Frontier College, established in 1899, recognizes that many Canadians have had little opportunity to pursue an education. Within the Canadian context one of the main reasons for this is the lack of learning resources available to communities in northern and remote regions.

Frontier College attempts to compensate for this deficiency by co-ordinating the sending of volunteers to these regions. These volunteers act as learning resource people, using their skills and imparting them to the people they serve. At the same time there is an effort to bring learning tools and materials into the communities. The College attempts to match the needs of the people they serve by sending field-workers with skills appropriate to the needs expressed.

College placements participate in one of two models. The original model used and still in practice is the labourer-teacher model. In this model, the resource person holds a full-time job in a local industry (usually in a primary or construction industry). Through conversation with fellow employees during the working day, the labourer-teacher discovers the workers' educational concerns. In the off work hours, the placement designs programmes to meet these concerns, relying on aids supplied by government and service agencies.

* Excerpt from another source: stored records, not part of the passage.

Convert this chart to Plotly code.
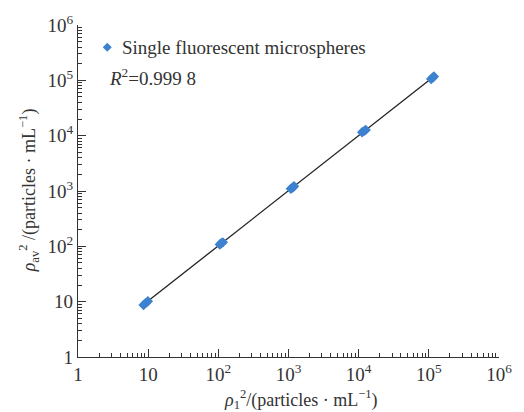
import numpy as np
import plotly.graph_objects as go

# Data (replicate measurements at each concentration level)
x_vals = [8.6, 9.2, 9.9, 105, 110, 116, 1080, 1150, 1200, 11200, 12000, 12600, 108000, 114000, 118000]
y_vals = [8.7, 9.4, 10.2, 108, 114, 118, 1100, 1160, 1220, 11500, 12200, 12700, 106000, 112000, 117000]
series_name = "Single fluorescent microspheres"
r2_text = "<i>R</i><sup>2</sup>=0.999 8"
tick_vals = [1, 10, 100, 1000, 10000, 100000, 1000000]
tick_text = ["1", "10", "10<sup>2</sup>", "10<sup>3</sup>", "10<sup>4</sup>", "10<sup>5</sup>", "10<sup>6</sup>"]
x_title = "<i>ρ</i><sub>1</sub><sup>2</sup>/(particles · mL<sup>−1</sup>)"
y_title = "<i>ρ</i><sub>av</sub><sup>2</sup> /(particles · mL<sup>−1</sup>)"

# linear fit in log space
lx, ly = np.log10(x_vals), np.log10(y_vals)
k, b = np.polyfit(lx, ly, 1)
fx = np.array([min(x_vals), max(x_vals)])
fy = 10 ** (k * np.log10(fx) + b)

FONT = "Liberation Serif, Times New Roman, serif"
TXT = "#333"
MCOL = "#3d82d0"
W, H = 524, 412
L, R, T, B = 78, 14, 15, 55
pw, ph = W - L - R, H - T - B

def px(xp):
    return (xp - L) / pw

def py(yp):
    return (H - B - yp) / ph

fig = go.Figure()
fig.add_trace(go.Scatter(x=fx, y=fy, mode="lines", line=dict(color="#222222", width=1.3),
                         showlegend=False, hoverinfo="skip"))
fig.add_trace(go.Scatter(x=x_vals, y=y_vals, mode="markers", name=series_name, showlegend=False,
                         marker=dict(symbol="diamond", size=8, color=MCOL)))

axis_common = dict(type="log", range=[0, 6], tickvals=tick_vals, ticktext=tick_text,
                   ticks="inside", ticklen=8, tickwidth=1, tickcolor=TXT,
                   showline=True, linecolor=TXT, linewidth=1.3, mirror=False,
                   showgrid=False, zeroline=False,
                   tickfont=dict(family=FONT, size=19, color=TXT),
                   minor=dict(ticks="inside", ticklen=4, tickcolor=TXT, dtick="D1", showgrid=False))
fig.update_xaxes(**axis_common)
fig.update_yaxes(**axis_common)

# legend (marker + label)
fig.add_shape(type="path", xref="paper", yref="paper", xsizemode="pixel", ysizemode="pixel",
              xanchor=px(108), yanchor=py(38), path="M 0 4.5 L 4.5 0 L 0 -4.5 L -4.5 0 Z",
              fillcolor=MCOL, line=dict(width=0))
fig.add_annotation(xref="paper", yref="paper", x=px(121), y=py(38), xanchor="left", yanchor="middle",
                   text=series_name, showarrow=False, font=dict(family=FONT, size=19, color=TXT))
fig.add_annotation(xref="paper", yref="paper", x=px(108), y=py(69), xanchor="left", yanchor="middle",
                   text=r2_text, showarrow=False, font=dict(family=FONT, size=19, color=TXT))

# axis titles
fig.add_annotation(xref="paper", yref="paper", x=px(307), y=py(401), xanchor="center", yanchor="middle",
                   text=x_title, showarrow=False, font=dict(family=FONT, size=18, color=TXT))
fig.add_annotation(xref="paper", yref="paper", x=px(27), y=py(185), xanchor="center", yanchor="middle",
                   text=y_title, textangle=-90, showarrow=False, font=dict(family=FONT, size=18, color=TXT))

fig.update_layout(width=W, height=H, margin=dict(l=L, r=R, t=T, b=B),
                  paper_bgcolor="white", plot_bgcolor="white", showlegend=False)
fig.write_html("out.html")
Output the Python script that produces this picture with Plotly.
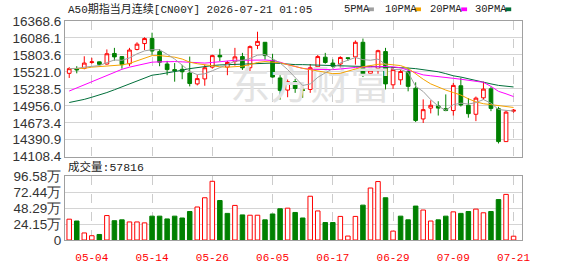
import plotly.graph_objects as go

# ---------------- data ----------------
dates = ["04-29", "04-30", "05-01", "05-04", "05-05", "05-06", "05-07", "05-08", "05-11", "05-12",
         "05-13", "05-14", "05-15", "05-18", "05-19", "05-20", "05-21", "05-22", "05-25", "05-26",
         "05-27", "05-28", "05-29", "06-01", "06-02", "06-03", "06-04", "06-05", "06-08", "06-09",
         "06-10", "06-11", "06-12", "06-15", "06-16", "06-17", "06-18", "06-19", "06-22", "06-23",
         "06-24", "06-25", "06-26", "06-29", "06-30", "07-01", "07-02", "07-03", "07-06", "07-07",
         "07-08", "07-09", "07-10", "07-13", "07-14", "07-15", "07-16", "07-17", "07-20", "07-21"]

opens = [15497, 15575, 15580, 15678, 15688, 15652, 15828, 15776, 15657, 15895,
         15993, 16076, 15859, 15652, 15559, 15564, 15502, 15321, 15404, 15600,
         15797, 15600, 15693, 15776, 15590, 15962, 16014, 15714, 15420, 15218,
         15358, 15223, 15228, 15606, 15766, 15668, 15652, 15756, 15771, 16014,
         15497, 15575, 15859, 15306, 15389, 15528, 15249, 14737, 14918, 14954,
         14908, 14877, 15290, 14965, 14815, 15089, 15239, 14908, 14360, 14867]
highs = [15600, 15616, 15781, 15755, 15693, 15895, 15921, 15786, 15921, 16014,
         16097, 16174, 15900, 15704, 15668, 15637, 15776, 15471, 15642, 15807,
         15905, 15704, 15921, 15838, 15962, 16190, 16014, 15823, 15466, 15394,
         15404, 15275, 15652, 15802, 15838, 15730, 15781, 15766, 16045, 16076,
         15600, 15890, 15921, 15590, 15559, 15590, 15347, 15063, 15047, 15032,
         15146, 15337, 15425, 15084, 15110, 15358, 15275, 14939, 14877, 14903]
lows = [15420, 15497, 15564, 15657, 15631, 15642, 15709, 15575, 15616, 15880,
        15885, 15807, 15616, 15466, 15358, 15399, 15280, 15296, 15290, 15575,
        15699, 15466, 15626, 15554, 15507, 15900, 15724, 15425, 15058, 15099,
        15172, 15089, 15172, 15564, 15657, 15590, 15590, 15704, 15642, 15435,
        15461, 15476, 15228, 15239, 15306, 15197, 14686, 14670, 14830, 14794,
        14867, 14794, 14944, 14758, 14701, 15058, 14867, 14329, 14360, 14841]
closes = [15575, 15554, 15668, 15688, 15647, 15823, 15771, 15642, 15885, 15983,
          16076, 15869, 15683, 15559, 15538, 15523, 15327, 15409, 15590, 15792,
          15771, 15678, 15771, 15590, 15942, 16029, 15792, 15435, 15213, 15358,
          15244, 15213, 15590, 15776, 15678, 15616, 15761, 15745, 16014, 15487,
          15549, 15874, 15321, 15559, 15528, 15280, 14712, 14892, 14965, 14918,
          14877, 15296, 14970, 14825, 15084, 15234, 14913, 14360, 14851, 14882]

ma5 = [15575, 15580, 15600, 15615, 15626, 15676, 15719, 15714, 15754, 15821,
       15871, 15891, 15890, 15815, 15735, 15634, 15526, 15476, 15490, 15540,
       15590, 15640, 15697, 15710, 15745, 15800, 15810, 15740, 15670, 15560,
       15420, 15295, 15320, 15430, 15505, 15575, 15670, 15715, 15760, 15725,
       15715, 15734, 15649, 15560, 15560, 15512, 15280, 15194, 15060, 14950,
       14880, 14975, 15000, 14985, 15010, 15060, 15000, 14895, 14880, 14870]
ma10 = [15575, 15575, 15580, 15600, 15611, 15626, 15631, 15637, 15662, 15704,
        15756, 15792, 15792, 15781, 15766, 15735, 15683, 15657, 15637, 15616,
        15606, 15600, 15606, 15616, 15642, 15678, 15693, 15688, 15673, 15642,
        15606, 15580, 15559, 15538, 15518, 15492, 15497, 15528, 15569, 15606,
        15631, 15647, 15652, 15642, 15626, 15580, 15487, 15399, 15321, 15265,
        15218, 15177, 15135, 15073, 15022, 14991, 14975, 14949, 14934, 14929]
ma20 = [15202, 15254, 15311, 15368, 15414, 15461, 15513, 15564, 15600, 15631,
        15662, 15683, 15688, 15693, 15693, 15688, 15678, 15673, 15668, 15678,
        15693, 15704, 15714, 15714, 15719, 15724, 15719, 15709, 15683, 15642,
        15606, 15580, 15564, 15559, 15559, 15559, 15569, 15585, 15595, 15600,
        15606, 15611, 15611, 15606, 15590, 15549, 15513, 15471, 15456, 15445,
        15430, 15414, 15399, 15383, 15368, 15347, 15280, 15197, 15156, 15110]
ma30 = [15011, 15032, 15063, 15099, 15135, 15177, 15223, 15270, 15321, 15368,
        15420, 15466, 15482, 15502, 15528, 15549, 15575, 15595, 15611, 15626,
        15637, 15642, 15647, 15652, 15662, 15668, 15673, 15668, 15662, 15647,
        15642, 15642, 15637, 15637, 15637, 15631, 15626, 15621, 15616, 15611,
        15611, 15606, 15606, 15600, 15600, 15585, 15575, 15559, 15544, 15523,
        15492, 15456, 15435, 15404, 15378, 15347, 15321, 15296, 15280, 15270]

volumes = [316000, 288000, 107000, 65000, 84000, 371000, 293000, 306000, 274000, 274000,
           260000, 362000, 362000, 320000, 362000, 334000, 432000, 501000, 641000, 891000,
           599000, 404000, 525000, 381000, 376000, 376000, 306000, 395000, 474000, 483000,
           418000, 334000, 664000, 441000, 265000, 265000, 358000, 60000, 358000, 529000,
           789000, 887000, 641000, 135000, 362000, 306000, 515000, 455000, 288000, 306000,
           362000, 427000, 404000, 432000, 469000, 413000, 432000, 613000, 692000, 57816]
vol_up = [1, 0, 1, 1, 0, 1, 0, 0, 1, 1,
          1, 0, 0, 0, 0, 0, 0, 1, 1, 1,
          0, 0, 1, 0, 1, 1, 0, 0, 0, 1,
          0, 0, 1, 1, 0, 0, 1, 1, 1, 0,
          1, 1, 0, 1, 0, 0, 0, 1, 1, 0,
          0, 1, 0, 0, 1, 1, 0, 0, 1, 1]

tick_dates = ["05-04", "05-14", "05-26", "06-05", "06-17", "06-29", "07-09", "07-21"]
price_ticks = [14108.4, 14390.9, 14673.4, 14956.0, 15238.5, 15521.0, 15803.6, 16086.1, 16368.6]
vol_ticks = [0, 241500, 482900, 724400, 965800]
vol_tick_text = ["0", "24.15万", "48.29万", "72.44万", "96.58万"]

title_text = "A50期指当月连续[CN00Y] 2026-07-21 01:05"
ma_names = ["5PMA", "10PMA", "20PMA", "30PMA"]
ma_colors = ["#a0a0a0", "#f5a300", "#ff00ff", "#006f3a"]

# ---------------- layout helpers ----------------
W, H = 578, 276
ML, MR, MT, MB = 56, 56, 21, 21
PW = W - ML - MR
PH = H - MT - MB


def pxx(x):
    return (x - ML) / PW


def pyy(y):
    return (H - MB - y) / PH


RED = "#ff0000"
GREEN = "#008000"
MONO = "Liberation Mono, Noto Sans CJK SC, monospace"
SANS = "Liberation Sans, Arial, sans-serif"

fig = go.Figure()

# watermark (behind everything)
fig.add_trace(go.Scatter(
    x=[dates[32]], y=[15240], mode="text", text=["东方财富"],
    textfont=dict(size=40, color="#e3e3e3", family="Noto Sans CJK SC"),
    xaxis="x", yaxis="y", hoverinfo="skip", showlegend=False))

fig.add_trace(go.Candlestick(
    x=dates, open=opens, high=highs, low=lows, close=closes,
    increasing=dict(line=dict(color=RED, width=1), fillcolor="#ffffff"),
    decreasing=dict(line=dict(color=GREEN, width=1), fillcolor=GREEN),
    whiskerwidth=0, xaxis="x", yaxis="y", hoverinfo="skip", showlegend=False))

for vals, col in zip([ma30, ma20, ma10, ma5], ma_colors[::-1]):
    fig.add_trace(go.Scatter(
        x=dates, y=vals, mode="lines", line=dict(color=col, width=1),
        xaxis="x", yaxis="y", hoverinfo="skip", showlegend=False))

fig.add_trace(go.Bar(
    x=dates, y=volumes, width=0.6,
    marker=dict(color=["#ffffff" if u else GREEN for u in vol_up],
                line=dict(color=[RED if u else GREEN for u in vol_up], width=1)),
    xaxis="x2", yaxis="y2", hoverinfo="skip", showlegend=False))

xr = [-0.56, 60.12]
common_x = dict(type="category", categoryorder="array", categoryarray=dates,
                range=xr, tickmode="array", tickvals=tick_dates, ticktext=tick_dates,
                showgrid=True, gridcolor="#cccccc", griddash="dash", gridwidth=1,
                showline=True, linecolor="#a0a0a0", linewidth=1, mirror=True,
                zeroline=False, fixedrange=True)
common_y = dict(showgrid=True, gridcolor="#d4d4d4", gridwidth=1,
                showline=True, linecolor="#a0a0a0", linewidth=1, mirror=True,
                zeroline=False, ticks="", tickmode="array", fixedrange=True,
                tickfont=dict(family=SANS, size=13.5, color="#333333"))

fig.update_layout(
    width=W, height=H,
    margin=dict(l=ML, r=MR, t=MT, b=MB, pad=0),
    paper_bgcolor="#ffffff", plot_bgcolor="#ffffff",
    showlegend=False, boxgap=0.3,
    xaxis=dict(common_x, domain=[0, 1], anchor="y", showticklabels=False, ticks="",
               rangeslider=dict(visible=False)),
    yaxis=dict(common_y, domain=[pyy(166), 1], anchor="x",
               range=[price_ticks[0] - 0.01, price_ticks[-1] + 0.01],
               tickvals=price_ticks, ticktext=[f"{v:.1f}" for v in price_ticks]),
    xaxis2=dict(common_x, domain=[0, 1], anchor="y2", showticklabels=True,
                ticks="outside", ticklen=7, tickcolor="rgba(0,0,0,0)",
                tickfont=dict(family=MONO, size=11, color=RED)),
    yaxis2=dict(common_y, domain=[0, pyy(187)], anchor="x2",
                range=[0, vol_ticks[-1] + 1],
                tickvals=vol_ticks, ticktext=vol_tick_text),
)

annotations = [
    dict(text=title_text, x=pxx(57), y=pyy(8), xanchor="left", yanchor="middle",
         font=dict(family=MONO, size=11, color="#222222")),
    dict(text="成交量:57816", x=pxx(57), y=pyy(177.5), xanchor="left", yanchor="middle",
         font=dict(family=MONO, size=11.5, color="#222222")),
]
leg_text_x = [338, 380, 426, 472]
leg_box_x = [365, 413, 460, 505]
shapes = []
for name, col, tx, bx in zip(ma_names, ma_colors, leg_text_x, leg_box_x):
    annotations.append(dict(text=name, x=pxx(tx), y=pyy(8), xanchor="left", yanchor="middle",
                            font=dict(family=MONO, size=10.5, color="#222222")))
    shapes.append(dict(type="rect", xref="paper", yref="paper",
                       x0=pxx(bx), x1=pxx(bx + 6), y0=pyy(10.5), y1=pyy(6.5),
                       fillcolor=col, line=dict(width=0)))
for a in annotations:
    a.update(xref="paper", yref="paper", showarrow=False)
fig.update_layout(annotations=annotations, shapes=shapes)

fig.write_html("out.html", config={"displayModeBar": False, "staticPlot": True})
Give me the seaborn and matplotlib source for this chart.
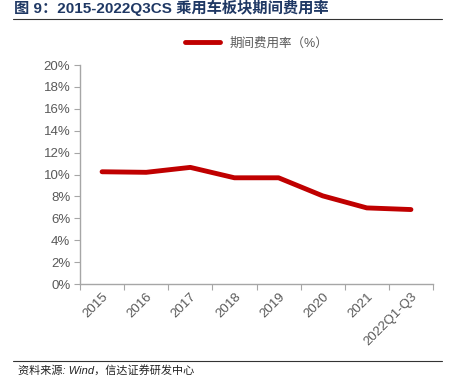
import matplotlib
matplotlib.use('Agg')
import matplotlib.pyplot as plt
import seaborn as sns
import pandas as pd

categories = ['2015', '2016', '2017', '2018', '2019', '2020', '2021', '2022Q1-Q3']
expense_rate = [10.25, 10.2, 10.65, 9.7, 9.7, 8.05, 6.95, 6.8]

df = pd.DataFrame({'x': range(len(categories)), 'rate': expense_rate})

sns.set_style('white')
plt.rcParams['font.family'] = ['Liberation Sans', 'Noto Sans CJK SC', 'DejaVu Sans']

fig = plt.figure(figsize=(4.58, 3.89), dpi=100)
ax = fig.add_axes([0.1747, 0.2699, 0.7707, 0.5630])

red = '#C00000'
grey = '#595959'
sns.lineplot(data=df, x='x', y='rate', color=red, linewidth=3.5, ax=ax,
             label='期间费用率（%）')

ax.set_xlim(-0.5, len(categories) - 0.5)
ax.set_ylim(0, 20)
ax.set_yticks(range(0, 21, 2))
ax.set_yticklabels([f'{v}%' for v in range(0, 21, 2)], color=grey, fontsize=9.5)

ax.set_xticks([i - 0.5 for i in range(len(categories) + 1)])
ax.set_xticklabels([])
ax.set_xticks(range(len(categories)), minor=True)
ax.set_xticklabels(categories, minor=True, rotation=45, ha='right',
                   rotation_mode='anchor', color=grey, fontsize=9.5)
ax.tick_params(axis='x', which='minor', length=0, pad=5)
ax.tick_params(axis='x', which='major', length=4, color='#a6a6a6', direction='out', bottom=True)
ax.tick_params(axis='y', length=4, color='#a6a6a6', direction='out', left=True, pad=3)
ax.set_xlabel('')
ax.set_ylabel('')

for s in ['top', 'right']:
    ax.spines[s].set_visible(False)
for s in ['left', 'bottom']:
    ax.spines[s].set_color('#a6a6a6')
    ax.spines[s].set_linewidth(1)

leg = ax.legend(loc='lower center', bbox_to_anchor=(0.5, 1.02), frameon=False,
                fontsize=9, handlelength=2.8, labelcolor=grey)

fig.text(0.03, 0.958, '图 9：2015-2022Q3CS 乘用车板块期间费用率', fontsize=11,
         fontweight='bold', color='#1F3864', va='bottom', ha='left')
fig.add_artist(plt.Line2D([0.028, 0.965], [0.952, 0.952], color='#333333', linewidth=0.8))
fig.add_artist(plt.Line2D([0.028, 0.965], [0.072, 0.072], color='#333333', linewidth=0.8))
fig.text(0.04, 0.047, '资料来源: Wind，信达证券研发中心', fontsize=8, style='italic',
         color='#222222', va='center', ha='left')

fig.savefig('out.png', dpi=100)
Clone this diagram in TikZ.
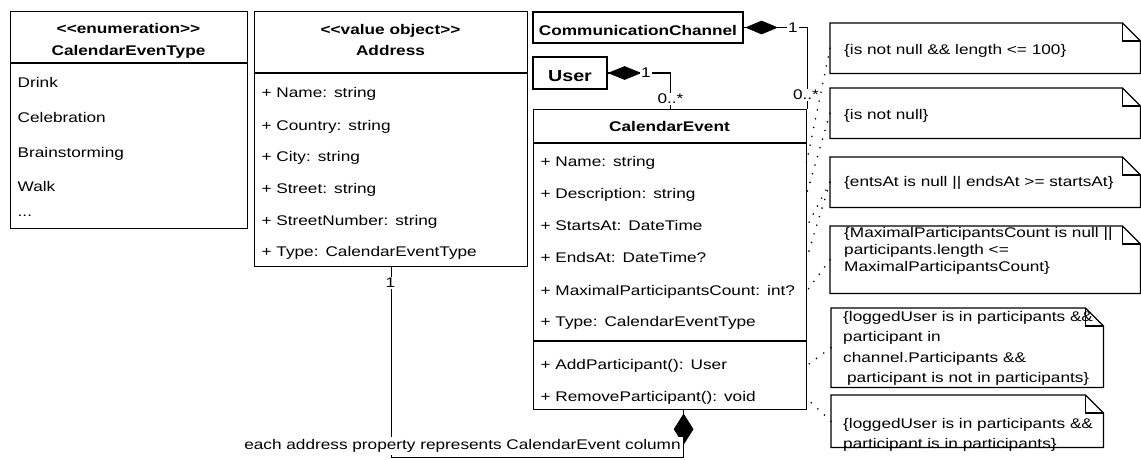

The other model practised is that of the 'contract field-worker,' who works for and with local community organizations. Local people and the placement together identify needs and goals. Projects common to this model are adult education, economic development, local leadership and community organizing. Again, College field-workers' skills are matched to the needs expressed by participating communities. As a College brochure states, "the programmes attempt to leave the people with the abilities, self-confidence and the sense of worth necessary to take effective control of their own lives."